-- Start of Data extract --

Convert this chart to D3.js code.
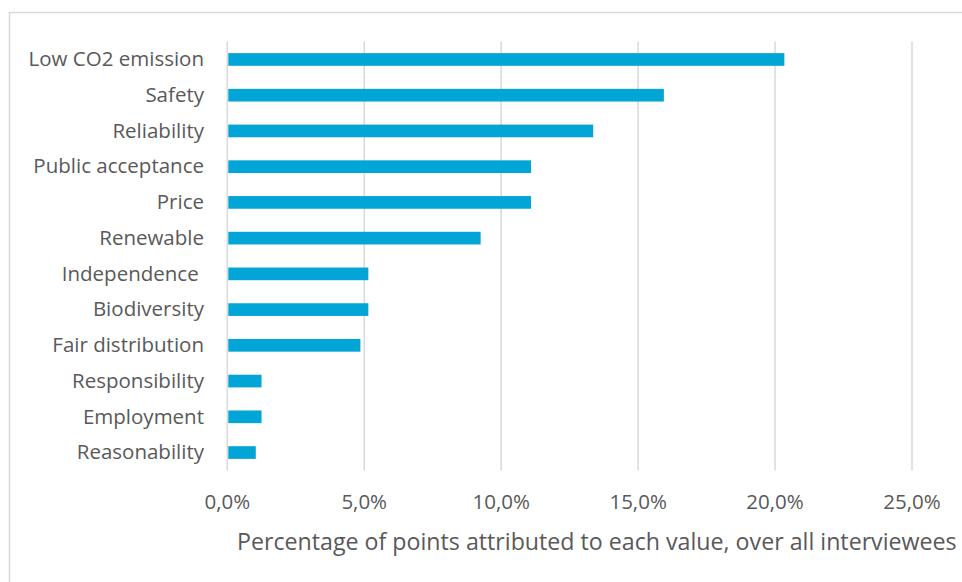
<!DOCTYPE html>
<html>
<head>
<meta charset="utf-8">
<script src="https://cdnjs.cloudflare.com/ajax/libs/d3/7.8.5/d3.min.js"></script>
<style>
  body { margin: 0; background: #fff; }
  svg { display: block; }
</style>
</head>
<body>
<div id="chart"></div>
<script>
var categories = ['Low CO2 emission', 'Safety', 'Reliability', 'Public acceptance', 'Price', 'Renewable',
  'Independence ', 'Biodiversity', 'Fair distribution', 'Responsibility', 'Employment', 'Reasonability'];
var values = [20.34, 15.94, 13.36, 11.09, 11.09, 9.25, 5.15, 5.15, 4.86, 1.25, 1.25, 1.04];
var ticks = [0, 5, 10, 15, 20, 25];
var axisTitle = 'Percentage of points attributed to each value, over all interviewees';

var width = 962, height = 582;
var margin = { top: 41.6, right: 50, bottom: 111.6, left: 227.3 };
var font = '"Open Sans", sans-serif';
var textColor = '#595959';
var gridColor = '#d9d9d9';

var svg = d3.select('#chart')
  .append('svg')
  .attr('width', width)
  .attr('height', height)
  .attr('font-family', font);

// outer chart border
svg.append('rect')
  .attr('x', 9.5)
  .attr('y', 12.5)
  .attr('width', 1000)
  .attr('height', 600)
  .attr('fill', 'none')
  .attr('stroke', gridColor)
  .attr('stroke-width', 1.5);

var x = d3.scaleLinear()
  .domain([0, 25])
  .range([margin.left, 912]);

var y = d3.scaleBand()
  .domain(categories)
  .range([margin.top, height - margin.bottom])
  .paddingInner(0.645)
  .paddingOuter(0.3225);

// gridlines
svg.append('g')
  .selectAll('line')
  .data(ticks)
  .enter().append('line')
    .attr('x1', d => x(d))
    .attr('x2', d => x(d))
    .attr('y1', margin.top)
    .attr('y2', height - margin.bottom)
    .attr('stroke', gridColor)
    .attr('stroke-width', 1.5);

// bars
svg.append('g')
  .selectAll('rect')
  .data(values)
  .enter().append('rect')
    .attr('x', x(0) + 1)
    .attr('y', (d, i) => y(categories[i]))
    .attr('width', d => x(d) - x(0) - 1)
    .attr('height', y.bandwidth())
    .attr('fill', '#02a6d6');

// category labels
svg.append('g')
  .selectAll('text')
  .data(categories)
  .enter().append('text')
    .attr('x', 204)
    .attr('y', d => y(d) + y.bandwidth() / 2 + 6.8)
    .attr('text-anchor', 'end')
    .attr('font-size', 20.5)
    .attr('fill', textColor)
    .style('white-space', 'pre')
    .text(d => d);

// tick labels
svg.append('g')
  .selectAll('text')
  .data(ticks)
  .enter().append('text')
    .attr('x', d => x(d))
    .attr('y', 508.5)
    .attr('text-anchor', 'middle')
    .attr('font-size', 20.5)
    .attr('fill', textColor)
    .text(d => d3.format('.1f')(d).replace('.', ',') + '%');

// axis title (kept just inside the right edge)
svg.append('text')
  .attr('x', 237)
  .attr('y', 550)
  .attr('font-size', 23.2)
  .attr('fill', textColor)
  .text(axisTitle);
</script>
</body>
</html>
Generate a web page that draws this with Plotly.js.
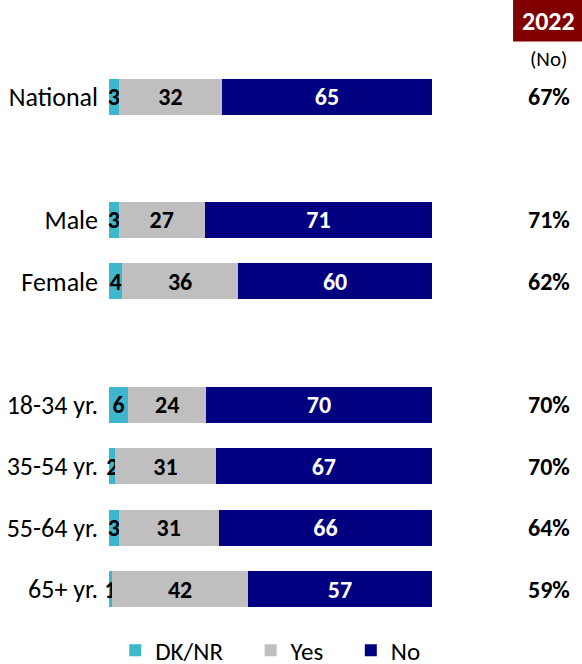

-- End of Data extract --

Exercise directions:
Give again, word for word, every line from the top of the data above to the line holding "var axisTitle = 'Percentage", inclusive, with the pictures left out.

Completed exercise:
Convert this chart to D3.js code.
<!DOCTYPE html>
<html>
<head>
<meta charset="utf-8">
<script src="https://cdnjs.cloudflare.com/ajax/libs/d3/7.8.5/d3.min.js"></script>
<style>
  body { margin: 0; background: #fff; }
  svg { display: block; }
</style>
</head>
<body>
<div id="chart"></div>
<script>
var categories = ['Low CO2 emission', 'Safety', 'Reliability', 'Public acceptance', 'Price', 'Renewable',
  'Independence ', 'Biodiversity', 'Fair distribution', 'Responsibility', 'Employment', 'Reasonability'];
var values = [20.34, 15.94, 13.36, 11.09, 11.09, 9.25, 5.15, 5.15, 4.86, 1.25, 1.25, 1.04];
var ticks = [0, 5, 10, 15, 20, 25];
var axisTitle = 'Percentage of points attributed to each value, over all interviewees';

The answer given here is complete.